• [Material provided]:
★ ★ ★ ★ ★ ★ ★

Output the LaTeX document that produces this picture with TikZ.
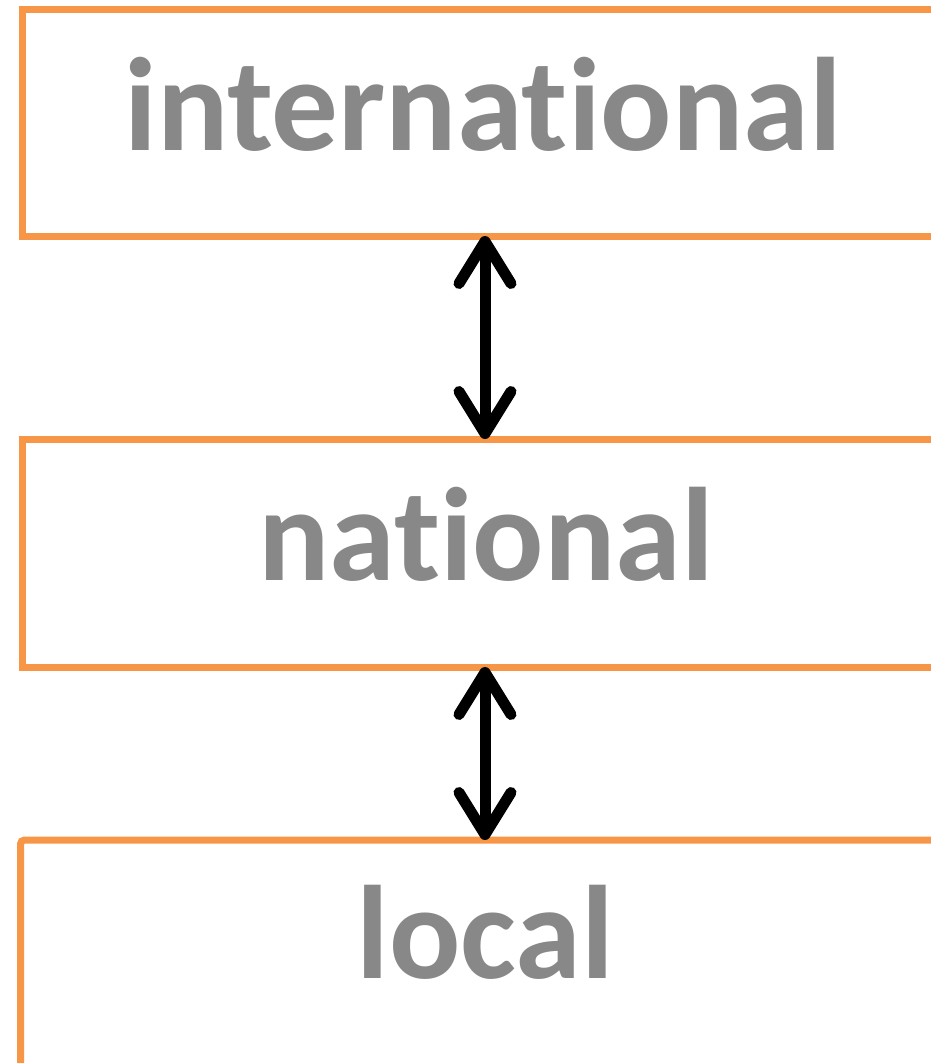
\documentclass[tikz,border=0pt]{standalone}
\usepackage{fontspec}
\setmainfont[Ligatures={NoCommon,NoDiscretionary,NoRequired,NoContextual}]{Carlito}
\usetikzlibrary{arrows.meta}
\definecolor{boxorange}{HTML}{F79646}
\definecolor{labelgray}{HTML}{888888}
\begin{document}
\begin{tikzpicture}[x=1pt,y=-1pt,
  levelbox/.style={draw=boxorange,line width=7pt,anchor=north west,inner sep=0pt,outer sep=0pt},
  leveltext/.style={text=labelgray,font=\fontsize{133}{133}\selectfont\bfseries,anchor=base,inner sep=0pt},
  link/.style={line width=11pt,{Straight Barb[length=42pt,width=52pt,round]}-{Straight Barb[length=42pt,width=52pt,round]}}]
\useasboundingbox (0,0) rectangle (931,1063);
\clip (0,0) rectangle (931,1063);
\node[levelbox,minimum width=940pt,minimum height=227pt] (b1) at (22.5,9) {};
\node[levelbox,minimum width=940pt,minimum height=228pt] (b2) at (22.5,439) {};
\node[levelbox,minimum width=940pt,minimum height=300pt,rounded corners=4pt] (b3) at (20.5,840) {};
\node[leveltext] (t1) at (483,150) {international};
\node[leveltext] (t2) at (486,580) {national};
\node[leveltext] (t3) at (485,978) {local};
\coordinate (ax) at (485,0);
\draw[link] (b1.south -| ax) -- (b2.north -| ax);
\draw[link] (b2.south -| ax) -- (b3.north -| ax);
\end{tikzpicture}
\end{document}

★ ★ ★ ★ ★ ★ ★

• [Job]: Please write out all the data again word for word, but not the pictures.

• [Final result]:
Output the LaTeX document that produces this picture with TikZ.
\documentclass[tikz,border=0pt]{standalone}
\usepackage{fontspec}
\setmainfont[Ligatures={NoCommon,NoDiscretionary,NoRequired,NoContextual}]{Carlito}
\usetikzlibrary{arrows.meta}
\definecolor{boxorange}{HTML}{F79646}
\definecolor{labelgray}{HTML}{888888}
\begin{document}
\begin{tikzpicture}[x=1pt,y=-1pt,
  levelbox/.style={draw=boxorange,line width=7pt,anchor=north west,inner sep=0pt,outer sep=0pt},
  leveltext/.style={text=labelgray,font=\fontsize{133}{133}\selectfont\bfseries,anchor=base,inner sep=0pt},
  link/.style={line width=11pt,{Straight Barb[length=42pt,width=52pt,round]}-{Straight Barb[length=42pt,width=52pt,round]}}]
\useasboundingbox (0,0) rectangle (931,1063);
\clip (0,0) rectangle (931,1063);
\node[levelbox,minimum width=940pt,minimum height=227pt] (b1) at (22.5,9) {};
\node[levelbox,minimum width=940pt,minimum height=228pt] (b2) at (22.5,439) {};
\node[levelbox,minimum width=940pt,minimum height=300pt,rounded corners=4pt] (b3) at (20.5,840) {};
\node[leveltext] (t1) at (483,150) {international};
\node[leveltext] (t2) at (486,580) {national};
\node[leveltext] (t3) at (485,978) {local};
\coordinate (ax) at (485,0);
\draw[link] (b1.south -| ax) -- (b2.north -| ax);
\draw[link] (b2.south -| ax) -- (b3.north -| ax);
\end{tikzpicture}
\end{document}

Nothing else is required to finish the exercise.